Me pasó dos veces en esta semana: 1) Le digo a una amiga que debería meter a su hija a clases de ilustración y cinco minutos después Instagram, en esas publicidades pagadas que salen de vez en cuando, me sugiere un workshop con una ilustradora. 2) Luego de conversar con mi pareja sobre el asalto que sufrió, me llama por teléfono una grabación ofreciendo un sistema de alarmas.
Por supuesto, no son casualidades. Según investigué, los sospechosos de espionaje son Facebook y Google, por lo que para estar libre de ellos habría que erradicar Gmail, el buscador y las redes. Pero está claro: nos observan. Y escuchan. No sabemos exactamente con qué frecuencia o intensidad, pero es posible que la privacidad esté en la UTI. Si suena alarmista es porque estoy leyendo 1984, de George Orwell, el clásico de ciencia ficción que en el año 1948 pronosticó un futuro peligrosamente parecido a nuestro presente. Orwell lo imaginó tosco, austero, con ciudadanos sumisos, controlados por telepantallas espías que transmiten propaganda el día entero, mensajes que entran por osmosis. Todo tan familiar.
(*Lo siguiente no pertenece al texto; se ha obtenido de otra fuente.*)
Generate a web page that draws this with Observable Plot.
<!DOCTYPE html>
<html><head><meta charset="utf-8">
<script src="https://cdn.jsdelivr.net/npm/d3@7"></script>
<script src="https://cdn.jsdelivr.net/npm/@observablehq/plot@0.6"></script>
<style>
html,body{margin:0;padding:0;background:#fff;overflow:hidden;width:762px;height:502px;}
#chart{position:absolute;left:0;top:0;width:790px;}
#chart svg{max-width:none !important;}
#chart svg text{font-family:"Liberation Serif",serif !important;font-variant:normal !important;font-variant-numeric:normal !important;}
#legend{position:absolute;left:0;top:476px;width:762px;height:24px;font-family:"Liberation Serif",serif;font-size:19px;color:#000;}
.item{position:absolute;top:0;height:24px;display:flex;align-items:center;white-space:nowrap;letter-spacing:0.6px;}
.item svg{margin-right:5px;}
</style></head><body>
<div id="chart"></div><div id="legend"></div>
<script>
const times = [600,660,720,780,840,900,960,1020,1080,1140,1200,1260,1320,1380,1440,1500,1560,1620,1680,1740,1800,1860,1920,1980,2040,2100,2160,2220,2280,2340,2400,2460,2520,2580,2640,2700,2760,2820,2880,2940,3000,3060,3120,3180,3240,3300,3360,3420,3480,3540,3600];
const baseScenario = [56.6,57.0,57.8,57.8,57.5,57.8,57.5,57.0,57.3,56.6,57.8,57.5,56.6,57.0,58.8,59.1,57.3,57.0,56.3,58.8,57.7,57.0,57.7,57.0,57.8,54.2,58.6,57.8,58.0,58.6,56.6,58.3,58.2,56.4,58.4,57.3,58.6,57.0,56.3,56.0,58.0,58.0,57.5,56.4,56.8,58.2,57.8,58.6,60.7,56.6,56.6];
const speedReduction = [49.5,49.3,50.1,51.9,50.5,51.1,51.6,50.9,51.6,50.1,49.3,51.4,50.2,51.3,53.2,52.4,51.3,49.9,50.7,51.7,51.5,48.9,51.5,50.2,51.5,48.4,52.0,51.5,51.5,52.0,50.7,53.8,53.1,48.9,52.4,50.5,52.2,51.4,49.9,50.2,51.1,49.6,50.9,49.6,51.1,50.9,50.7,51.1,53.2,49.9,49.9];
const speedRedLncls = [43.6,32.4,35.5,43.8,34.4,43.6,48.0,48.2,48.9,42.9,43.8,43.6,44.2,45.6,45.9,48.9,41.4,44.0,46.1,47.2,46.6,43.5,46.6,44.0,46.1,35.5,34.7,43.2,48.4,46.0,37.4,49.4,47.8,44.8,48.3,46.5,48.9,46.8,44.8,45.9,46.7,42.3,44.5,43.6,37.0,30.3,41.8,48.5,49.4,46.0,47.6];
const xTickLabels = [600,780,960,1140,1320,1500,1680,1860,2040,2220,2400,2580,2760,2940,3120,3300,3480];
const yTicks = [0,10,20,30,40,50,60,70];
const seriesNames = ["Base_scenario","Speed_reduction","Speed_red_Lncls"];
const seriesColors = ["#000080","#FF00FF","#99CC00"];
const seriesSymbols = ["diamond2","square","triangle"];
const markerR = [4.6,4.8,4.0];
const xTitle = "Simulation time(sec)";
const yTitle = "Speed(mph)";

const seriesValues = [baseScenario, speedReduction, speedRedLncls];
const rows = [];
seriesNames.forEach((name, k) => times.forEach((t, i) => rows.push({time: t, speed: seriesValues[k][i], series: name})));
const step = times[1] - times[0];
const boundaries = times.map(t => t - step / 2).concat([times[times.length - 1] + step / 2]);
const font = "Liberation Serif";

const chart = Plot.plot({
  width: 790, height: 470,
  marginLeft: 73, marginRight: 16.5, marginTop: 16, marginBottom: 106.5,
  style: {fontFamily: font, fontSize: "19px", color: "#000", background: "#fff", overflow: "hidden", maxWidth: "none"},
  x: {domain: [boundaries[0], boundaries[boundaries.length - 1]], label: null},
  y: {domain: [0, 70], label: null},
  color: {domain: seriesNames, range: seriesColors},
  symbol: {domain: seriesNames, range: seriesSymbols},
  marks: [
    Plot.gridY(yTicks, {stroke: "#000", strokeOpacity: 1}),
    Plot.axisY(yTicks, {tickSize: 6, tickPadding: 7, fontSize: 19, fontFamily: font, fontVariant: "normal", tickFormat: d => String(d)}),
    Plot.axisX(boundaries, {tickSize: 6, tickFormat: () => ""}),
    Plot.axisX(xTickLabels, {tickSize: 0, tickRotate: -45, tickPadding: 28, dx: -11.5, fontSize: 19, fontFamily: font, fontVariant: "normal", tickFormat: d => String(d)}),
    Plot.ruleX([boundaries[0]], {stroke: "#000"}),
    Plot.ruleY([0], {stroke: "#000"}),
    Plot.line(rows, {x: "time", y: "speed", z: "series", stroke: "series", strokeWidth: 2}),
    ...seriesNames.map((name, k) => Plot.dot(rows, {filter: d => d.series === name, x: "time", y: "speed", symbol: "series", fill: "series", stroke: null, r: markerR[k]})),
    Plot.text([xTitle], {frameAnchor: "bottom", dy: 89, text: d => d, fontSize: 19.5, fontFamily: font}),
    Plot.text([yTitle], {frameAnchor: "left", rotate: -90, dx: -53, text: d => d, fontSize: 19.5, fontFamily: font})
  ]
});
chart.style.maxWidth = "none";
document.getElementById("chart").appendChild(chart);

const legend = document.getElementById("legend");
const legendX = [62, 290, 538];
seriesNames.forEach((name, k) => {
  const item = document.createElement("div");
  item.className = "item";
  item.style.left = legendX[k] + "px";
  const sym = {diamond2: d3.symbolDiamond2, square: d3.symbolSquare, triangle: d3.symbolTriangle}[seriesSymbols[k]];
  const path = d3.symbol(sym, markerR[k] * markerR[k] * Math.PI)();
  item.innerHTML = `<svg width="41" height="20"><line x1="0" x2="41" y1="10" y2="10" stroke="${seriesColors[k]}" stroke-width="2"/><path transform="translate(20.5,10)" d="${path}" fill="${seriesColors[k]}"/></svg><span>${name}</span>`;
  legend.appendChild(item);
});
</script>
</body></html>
¿No sientes que alguien te manipula? En nuestro mundo, la fórmula es sutil y tiene que ver con la seducción, con la ilusión de estar a cargo, sin coerción ni miedo, y con la promesa de estatus o bienestar. Pierdes libertad de la misma forma que un niño sigue el camino de dulces hasta la cueva del lobo.
Pensemos en la ordenanza de las bolsas plásticas. La Tierra está en estado catastrófico, nos advierten, y el culpable es el plástico. Empezamos a asimilar el mensaje y nos dicen: esa bolsa que usas para tu basura y que es gratis no va más. Y tú vas al supermercado, compras sus productos plásticos en envases plásticos y llegas a la caja y te ofrecen una variedad de bolsas ecológicas para que lleves la mercadería de plástico, bolsas por las que te ves obligada a pagar, al igual que por un montón de bolsas negras plásticas de basura, un nuevo imprescindible que igualmente terminará en las gargantas de las tortugas marinas.
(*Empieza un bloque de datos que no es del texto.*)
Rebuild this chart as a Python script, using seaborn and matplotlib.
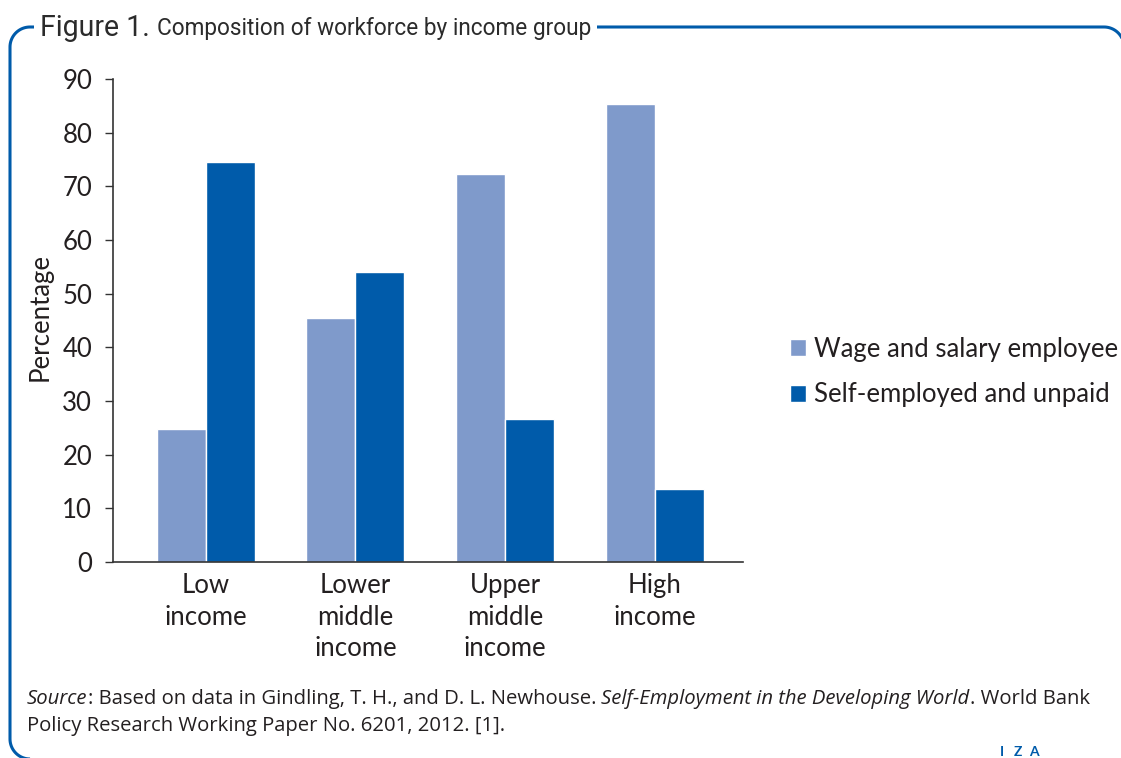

Es una trampa. Un par de millonarios se hicieron más millonarios, las autoridades se jactarán hasta el infinito de su agenda verde (de plástico) y nunca sabremos cuánto más se transó ahí. Lo único claro es que obligar a las empresas a reducir el plástico, como dictaría el más común de los sentidos, no figuró entre las urgencias. Así se perpetúa un modelo de abuso encubierto. En primera instancia el motor es económico: tu celular está programado para ser eficiente por un par de años, de manera que te ves obligado a cambiarlo por una versión cada vez más cara. Pero a Steve Jobs poco le importaba con quién duermo o cuánta libertad poseo, y aquí la cosa se pone espeluznante: el punto es qué podía hacer él con nuestros datos, cuánto cuestan esos datos o para qué otros fines podrían ser usados.
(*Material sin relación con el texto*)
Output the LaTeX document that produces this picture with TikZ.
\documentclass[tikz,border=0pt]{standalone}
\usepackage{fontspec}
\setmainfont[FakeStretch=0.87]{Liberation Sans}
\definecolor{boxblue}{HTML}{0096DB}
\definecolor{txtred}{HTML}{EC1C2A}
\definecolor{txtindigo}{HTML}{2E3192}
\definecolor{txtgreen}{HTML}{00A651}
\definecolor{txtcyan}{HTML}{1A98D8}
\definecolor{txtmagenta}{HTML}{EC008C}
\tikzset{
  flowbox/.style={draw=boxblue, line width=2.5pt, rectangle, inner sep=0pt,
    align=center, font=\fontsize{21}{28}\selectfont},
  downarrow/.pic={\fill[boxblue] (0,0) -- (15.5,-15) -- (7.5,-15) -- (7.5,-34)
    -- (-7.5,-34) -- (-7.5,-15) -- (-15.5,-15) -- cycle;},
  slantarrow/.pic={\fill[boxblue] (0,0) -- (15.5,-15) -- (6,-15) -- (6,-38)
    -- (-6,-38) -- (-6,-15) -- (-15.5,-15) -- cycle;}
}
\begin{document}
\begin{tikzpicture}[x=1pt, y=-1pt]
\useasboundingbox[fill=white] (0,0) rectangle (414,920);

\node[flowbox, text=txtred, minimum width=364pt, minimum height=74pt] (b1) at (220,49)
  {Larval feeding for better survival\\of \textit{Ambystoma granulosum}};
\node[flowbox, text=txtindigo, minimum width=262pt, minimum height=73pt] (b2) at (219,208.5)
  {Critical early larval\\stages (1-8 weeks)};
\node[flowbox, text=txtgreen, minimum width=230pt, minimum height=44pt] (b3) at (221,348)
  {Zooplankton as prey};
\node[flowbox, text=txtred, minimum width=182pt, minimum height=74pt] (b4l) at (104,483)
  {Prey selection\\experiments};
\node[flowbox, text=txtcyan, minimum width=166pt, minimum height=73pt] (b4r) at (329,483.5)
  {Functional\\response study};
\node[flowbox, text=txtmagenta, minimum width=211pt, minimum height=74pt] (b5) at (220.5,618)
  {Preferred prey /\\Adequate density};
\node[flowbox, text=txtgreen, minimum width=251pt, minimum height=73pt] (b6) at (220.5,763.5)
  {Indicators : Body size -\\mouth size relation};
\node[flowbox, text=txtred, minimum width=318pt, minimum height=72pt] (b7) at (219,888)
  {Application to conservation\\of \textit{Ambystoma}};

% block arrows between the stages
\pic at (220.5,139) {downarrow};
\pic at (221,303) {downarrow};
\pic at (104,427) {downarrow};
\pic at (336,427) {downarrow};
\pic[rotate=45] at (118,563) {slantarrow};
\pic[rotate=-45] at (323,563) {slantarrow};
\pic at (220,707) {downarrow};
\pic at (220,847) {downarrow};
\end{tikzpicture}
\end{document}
Hoy, al dar un paseo por Twitter, entendí cómo el mundo puede volverse loco por el odio. Pensé en el Holocausto y por fin la historia me resultó verosímil. Gracias a la tecnología (nuestro nuevo paraíso e infierno, todo en uno) las personas se están odiando como cuando el mundo se dividía en dos fuerzas, y su ceguera los lleva a aceptar cualquier verdad que se acomode a sus creencias. Son los tiempos de la mentira. No tan diferentes a los de 1984, imaginados en 1948: en el país ficticio de Orwell la posverdad se instala a fuerza de insistencia. No importa la lógica, si te repiten hasta el cansancio que Oceanía jamás estuvo aliada con Eurasia, aun cuando sabes que eso sí ocurrió, terminarás convencido de lo contrario. Me recordó esa iniciativa del Gobierno llamada Comando Jungla, que, según nos sugieren, jamás existió.